## Instructions to follow
Please, without the pictures, retype exactly the lines from the start of the material through the line that holds "const height = 777;".
[BEGIN]
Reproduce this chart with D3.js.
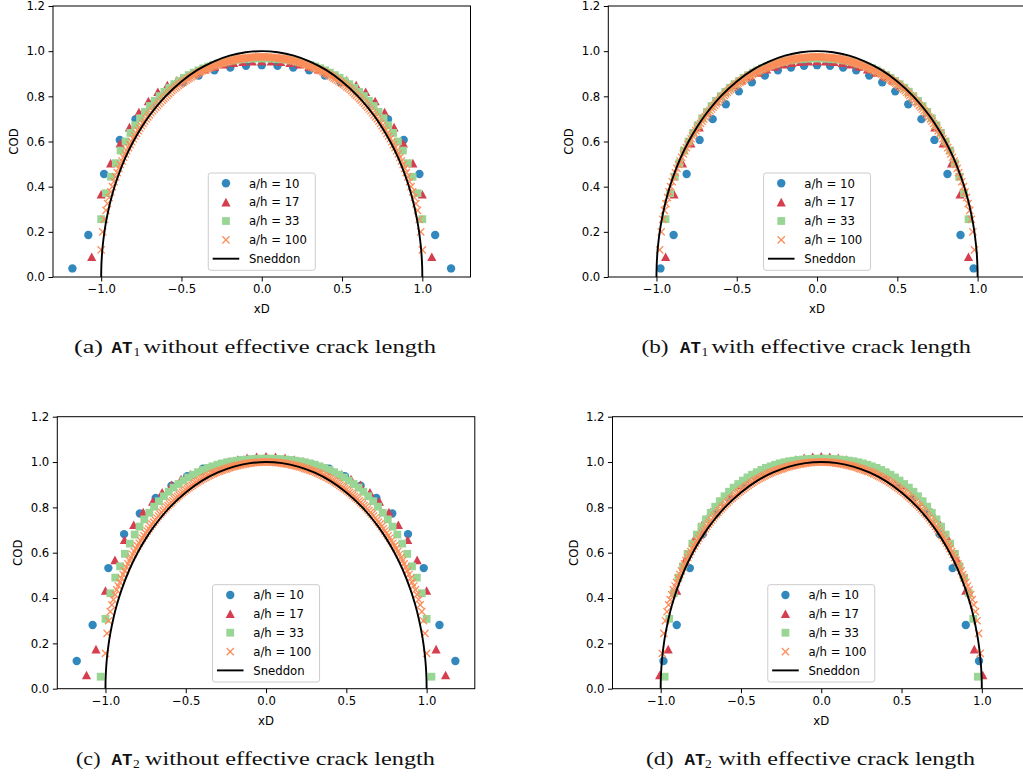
<!DOCTYPE html>
<html>
<head>
<meta charset="utf-8">
<script src="https://cdn.jsdelivr.net/npm/d3@7"></script>
<style>
  body { margin: 0; background: #fff; }
</style>
</head>
<body>
<div id="chart"></div>
<script>
const width = 1023;
const height = 777;

// Tick labels and legend names
const xTicks = [-1.0, -0.5, 0.0, 0.5, 1.0];
const yTicks = [0.0, 0.2, 0.4, 0.6, 0.8, 1.0, 1.2];
const seriesNames = ["a/h = 10", "a/h = 17", "a/h = 33", "a/h = 100"];
const seriesColors = ["#3288bd", "#d53e4f", "#99d594", "#fc8d59"];

// xD positions of the nodes (right half, mirrored to the left), normalised by the nominal crack length
const xH10 = [0, 0.098, 0.196, 0.295, 0.393, 0.491, 0.589, 0.687, 0.786, 0.884, 0.982, 1.080, 1.179];
const xH17 = [0, 0.059, 0.118, 0.176, 0.235, 0.294, 0.353, 0.412, 0.471, 0.529, 0.588, 0.647, 0.706,
  0.765, 0.824, 0.882, 0.941, 1.000, 1.059, 1.118];
const xH33 = [0, 0.030, 0.061, 0.091, 0.121, 0.152, 0.182, 0.212, 0.242, 0.273, 0.303, 0.333, 0.364,
  0.394, 0.424, 0.455, 0.485, 0.515, 0.545, 0.576, 0.606, 0.636, 0.667, 0.697, 0.727, 0.758, 0.788,
  0.818, 0.848, 0.879, 0.909, 0.939, 0.970, 1.000, 1.030];
const xH100 = [0, 0.01, 0.02, 0.03, 0.04, 0.05, 0.06, 0.07, 0.08, 0.09, 0.10,
  0.11, 0.12, 0.13, 0.14, 0.15, 0.16, 0.17, 0.18, 0.19, 0.20,
  0.21, 0.22, 0.23, 0.24, 0.25, 0.26, 0.27, 0.28, 0.29, 0.30,
  0.31, 0.32, 0.33, 0.34, 0.35, 0.36, 0.37, 0.38, 0.39, 0.40,
  0.41, 0.42, 0.43, 0.44, 0.45, 0.46, 0.47, 0.48, 0.49, 0.50,
  0.51, 0.52, 0.53, 0.54, 0.55, 0.56, 0.57, 0.58, 0.59, 0.60,
  0.61, 0.62, 0.63, 0.64, 0.65, 0.66, 0.67, 0.68, 0.69, 0.70,
  0.71, 0.72, 0.73, 0.74, 0.75, 0.76, 0.77, 0.78, 0.79, 0.80,
  0.81, 0.82, 0.83, 0.84, 0.85, 0.86, 0.87, 0.88, 0.89, 0.90,
  0.91, 0.92, 0.93, 0.94, 0.95, 0.96, 0.97, 0.98, 0.99, 1.00];

// COD at those nodes, AT1 model
const codAT1_h10 = [0.938, 0.935, 0.928, 0.915, 0.892, 0.862, 0.822, 0.765, 0.699, 0.607, 0.456, 0.186, 0.038];
const codAT1_h17 = [0.956, 0.955, 0.953, 0.949, 0.942, 0.932, 0.920, 0.905, 0.889, 0.871, 0.850, 0.820,
  0.779, 0.730, 0.663, 0.592, 0.504, 0.366, 0.089];
const codAT1_h33 = [0.968, 0.968, 0.967, 0.966, 0.964, 0.962, 0.959, 0.955, 0.951, 0.945,
  0.939, 0.932, 0.924, 0.915, 0.905, 0.894, 0.882, 0.868, 0.854, 0.838,
  0.820, 0.801, 0.780, 0.757, 0.731, 0.703, 0.672, 0.638, 0.600, 0.560,
  0.504, 0.444, 0.371, 0.256];
const codAT1_h100 = [0.975, 0.975, 0.975, 0.974, 0.974, 0.973, 0.973, 0.972, 0.971, 0.971, 0.970,
  0.969, 0.968, 0.967, 0.966, 0.965, 0.963, 0.962, 0.960, 0.959, 0.957,
  0.955, 0.953, 0.951, 0.949, 0.947, 0.945, 0.942, 0.940, 0.937, 0.934,
  0.931, 0.928, 0.925, 0.922, 0.919, 0.916, 0.913, 0.909, 0.906, 0.902,
  0.898, 0.894, 0.890, 0.886, 0.881, 0.877, 0.872, 0.868, 0.863, 0.858,
  0.853, 0.848, 0.842, 0.837, 0.831, 0.825, 0.818, 0.811, 0.804, 0.797,
  0.790, 0.783, 0.775, 0.768, 0.760, 0.752, 0.744, 0.736, 0.727, 0.718,
  0.709, 0.700, 0.690, 0.680, 0.670, 0.659, 0.648, 0.636, 0.624, 0.612,
  0.599, 0.586, 0.573, 0.559, 0.545, 0.530, 0.514, 0.498, 0.481, 0.462,
  0.443, 0.422, 0.400, 0.377, 0.352, 0.325, 0.295, 0.255, 0.200, 0.120];

// COD at those nodes, AT2 model
const codAT2_h10 = [1.012, 1.007, 0.998, 0.987, 0.971, 0.937, 0.896, 0.841, 0.773, 0.682, 0.532, 0.281, 0.122];
const codAT2_h17 = [1.025, 1.023, 1.018, 1.011, 1.002, 0.990, 0.977, 0.962, 0.945, 0.925, 0.899, 0.866,
  0.826, 0.779, 0.723, 0.657, 0.568, 0.433, 0.174, 0.060];
const codAT2_h33 = [1.015, 1.015, 1.014, 1.013, 1.011, 1.009, 1.006, 1.003, 0.999, 0.994,
  0.988, 0.981, 0.974, 0.965, 0.955, 0.944, 0.932, 0.918, 0.903, 0.887,
  0.869, 0.849, 0.827, 0.803, 0.776, 0.747, 0.715, 0.680, 0.640, 0.595,
  0.540, 0.490, 0.421, 0.308, 0.053];
const codAT2_h100 = [1.000, 1.000, 1.000, 0.999, 0.999, 0.999, 0.998, 0.998, 0.997, 0.996, 0.995,
  0.994, 0.993, 0.992, 0.990, 0.989, 0.987, 0.986, 0.984, 0.983, 0.981,
  0.979, 0.977, 0.975, 0.972, 0.970, 0.968, 0.965, 0.963, 0.960, 0.958,
  0.955, 0.952, 0.949, 0.946, 0.942, 0.939, 0.935, 0.932, 0.928, 0.924,
  0.920, 0.916, 0.911, 0.907, 0.902, 0.897, 0.892, 0.887, 0.882, 0.877,
  0.871, 0.866, 0.860, 0.854, 0.848, 0.842, 0.836, 0.829, 0.822, 0.815,
  0.808, 0.801, 0.793, 0.786, 0.778, 0.770, 0.762, 0.753, 0.744, 0.735,
  0.726, 0.716, 0.706, 0.696, 0.686, 0.675, 0.664, 0.653, 0.642, 0.630,
  0.618, 0.605, 0.592, 0.579, 0.565, 0.551, 0.536, 0.520, 0.504, 0.487,
  0.469, 0.453, 0.436, 0.415, 0.393, 0.370, 0.340, 0.300, 0.244, 0.156];

// effective crack length / nominal crack length, per a/h
const aEffAT1 = [1.209, 1.123, 1.060, 1.020];
const aEffAT2 = [1.200, 1.111, 1.056, 1.010];

// Sneddon analytical opening (right half)
const sneddonX = [0, 0.1, 0.2, 0.3, 0.4, 0.5, 0.6, 0.7, 0.75, 0.8, 0.85, 0.9, 0.93, 0.95, 0.97, 0.98, 0.99, 0.995, 0.999, 1.0];
const sneddonY = [1, 0.995, 0.980, 0.954, 0.917, 0.866, 0.800, 0.714, 0.661, 0.600, 0.527, 0.436, 0.368, 0.312, 0.243, 0.199, 0.141, 0.0999, 0.0447, 0];

const xNodes = [xH10, xH17, xH33, xH100];
const codAT1 = [codAT1_h10, codAT1_h17, codAT1_h33, codAT1_h100];
const codAT2 = [codAT2_h10, codAT2_h17, codAT2_h33, codAT2_h100];
const ones = [1, 1, 1, 1];

const panels = [
  { cod: codAT1, eff: ones, left: 53, top: 6, bottom: 277,
    cap: { tag: "(a)", sub: "1", rest: "without effective crack length", y: 353,
           tagX: 74, tagW: 29, atX: 111.5, subX: 133.5, restX: 143.5, restW: 292.5 } },
  { cod: codAT1, eff: aEffAT1, left: 608.3, top: 6, bottom: 277,
    cap: { tag: "(b)", sub: "1", rest: "with effective crack length", y: 353,
           tagX: 641.5, tagW: 27, atX: 680, subX: 701.5, restX: 711.5, restW: 259.5 } },
  { cod: codAT2, eff: ones, left: 57.3, top: 416.7, bottom: 688.7,
    cap: { tag: "(c)", sub: "2", rest: "without effective crack length", y: 765,
           tagX: 76, tagW: 24.5, atX: 111.5, subX: 133, restX: 145, restW: 290 } },
  { cod: codAT2, eff: aEffAT2, left: 612.5, top: 416.7, bottom: 688.7,
    cap: { tag: "(d)", sub: "2", rest: "with effective crack length", y: 765,
           tagX: 646, tagW: 27.5, atX: 684.5, subX: 705, restX: 718.5, restW: 256.5 } }
];

const plotW = 417.5;
const tickFont = "DejaVu Sans, sans-serif";
const fs = 11.7;
const fmt = d3.format(".1f");
const minus = s => s.replace("-", "\u2212");

const svg = d3.select("#chart").append("svg")
  .attr("width", width)
  .attr("height", height)
  .style("background", "#fff");

// marker drawers
function drawMarker(g, kind, color) {
  if (kind === 0) {
    g.append("circle").attr("r", 4.2).attr("fill", color);
  } else if (kind === 1) {
    g.append("path").attr("d", "M0,-4.4L4.6,4.2L-4.6,4.2Z").attr("fill", color);
  } else if (kind === 2) {
    g.append("rect").attr("x", -3.9).attr("y", -3.9).attr("width", 7.8).attr("height", 7.8).attr("fill", color);
  } else {
    g.append("path").attr("d", "M-3.6,-3.6L3.6,3.6M-3.6,3.6L3.6,-3.6")
      .attr("stroke", color).attr("stroke-width", 1.25).attr("fill", "none");
  }
}

panels.forEach((p, pi) => {
  const x = d3.scaleLinear().domain([-1.3, 1.3]).range([p.left, p.left + plotW]);
  const y = d3.scaleLinear().domain([0, 1.2]).range([p.bottom, p.top]);

  const clipId = "clip" + pi;
  svg.append("clipPath").attr("id", clipId)
    .append("rect").attr("x", p.left).attr("y", p.top)
    .attr("width", plotW).attr("height", p.bottom - p.top);

  const plot = svg.append("g").attr("clip-path", `url(#${clipId})`);

  // scatter series, mirrored about xD = 0
  xNodes.forEach((xs, si) => {
    const ys = p.cod[si];
    const pts = [];
    ys.forEach((v, i) => {
      const xv = xs[i] / p.eff[si];
      pts.push([xv, v]);
      if (xs[i] > 0) pts.push([-xv, v]);
    });
    plot.append("g").selectAll("g")
      .data(pts)
      .enter().append("g")
      .attr("transform", d => `translate(${x(d[0])},${y(d[1])})`)
      .each(function() { drawMarker(d3.select(this), si, seriesColors[si]); });
  });

  // Sneddon curve
  const sned = sneddonX.map((v, i) => [-v, sneddonY[i]]).reverse()
    .concat(sneddonX.slice(1).map((v, i) => [v, sneddonY[i + 1]]));
  plot.append("path")
    .datum(sned)
    .attr("d", d3.line().x(d => x(d[0])).y(d => y(d[1])).curve(d3.curveCatmullRom.alpha(0.5)))
    .attr("fill", "none")
    .attr("stroke", "#000")
    .attr("stroke-width", 1.9);

  // axes
  const xAxis = svg.append("g").attr("transform", `translate(0,${p.bottom})`)
    .call(d3.axisBottom(x).tickValues(xTicks).tickSize(4.5).tickPadding(3.5).tickFormat(d => minus(fmt(d))));
  const yAxis = svg.append("g").attr("transform", `translate(${p.left},0)`)
    .call(d3.axisLeft(y).tickValues(yTicks).tickSize(4.5).tickPadding(3.5).tickFormat(fmt));
  [xAxis, yAxis].forEach(a => {
    a.select(".domain").remove();
    a.selectAll("line").attr("stroke", "#000").attr("stroke-width", 1);
    a.selectAll("text").attr("font-family", tickFont).attr("font-size", fs).attr("fill", "#000");
  });

  // frame
  svg.append("rect")
    .attr("x", p.left).attr("y", p.top)
    .attr("width", plotW).attr("height", p.bottom - p.top)
    .attr("fill", "none").attr("stroke", "#000").attr("stroke-width", 1);

  // axis labels
  svg.append("text")
    .attr("x", p.left + plotW / 2).attr("y", p.bottom + 36)
    .attr("text-anchor", "middle")
    .attr("font-family", tickFont).attr("font-size", fs)
    .text("xD");
  svg.append("text")
    .attr("transform", `translate(${p.left - 35},${(p.top + p.bottom) / 2}) rotate(-90)`)
    .attr("text-anchor", "middle")
    .attr("font-family", tickFont).attr("font-size", fs)
    .text("COD");

  // legend (lower center)
  const lw = 107, lh = 97.3;
  const lx = p.left + plotW / 2 - lw / 2;
  const ly = p.bottom - 6.7 - lh;
  const leg = svg.append("g").attr("transform", `translate(${lx},${ly})`);
  leg.append("rect").attr("width", lw).attr("height", lh).attr("rx", 2.5)
    .attr("fill", "#fff").attr("fill-opacity", 0.8)
    .attr("stroke", "#cccccc").attr("stroke-width", 1);
  const rowY = [10.3, 29.2, 48, 66.9, 85.7];
  seriesNames.forEach((name, i) => {
    const g = leg.append("g").attr("transform", `translate(17.7,${rowY[i]})`);
    drawMarker(g, i, seriesColors[i]);
    leg.append("text").attr("x", 40.7).attr("y", rowY[i]).attr("dy", "0.36em")
      .attr("font-family", tickFont).attr("font-size", fs).text(name);
  });
  leg.append("line").attr("x1", 4.4).attr("x2", 31).attr("y1", rowY[4]).attr("y2", rowY[4])
    .attr("stroke", "#000").attr("stroke-width", 1.9);
  leg.append("text").attr("x", 40.7).attr("y", rowY[4]).attr("dy", "0.36em")
    .attr("font-family", tickFont).attr("font-size", fs).text("Sneddon");

  // caption
  const c = p.cap;
  const cap = svg.append("g").attr("font-family", "Liberation Serif, serif").attr("fill", "#111");
  cap.append("text").attr("x", c.tagX).attr("y", c.y).attr("font-size", 18.5)
    .attr("textLength", c.tagW).attr("lengthAdjust", "spacingAndGlyphs").text(c.tag);
  cap.append("text").attr("x", c.atX).attr("y", c.y).attr("font-size", 16)
    .attr("font-family", "Liberation Mono, monospace").attr("font-weight", "bold")
    .attr("textLength", 21).attr("lengthAdjust", "spacingAndGlyphs").text("AT");
  cap.append("text").attr("x", c.subX).attr("y", c.y + 3).attr("font-size", 13.5).text(c.sub);
  cap.append("text").attr("x", c.restX).attr("y", c.y).attr("font-size", 18.5)
    .attr("textLength", c.restW).attr("lengthAdjust", "spacingAndGlyphs").text(c.rest);
});
</script>
</body>
</html>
[END]
## Result below
Reproduce this chart with D3.js.
<!DOCTYPE html>
<html>
<head>
<meta charset="utf-8">
<script src="https://cdn.jsdelivr.net/npm/d3@7"></script>
<style>
  body { margin: 0; background: #fff; }
</style>
</head>
<body>
<div id="chart"></div>
<script>
const width = 1023;
const height = 777;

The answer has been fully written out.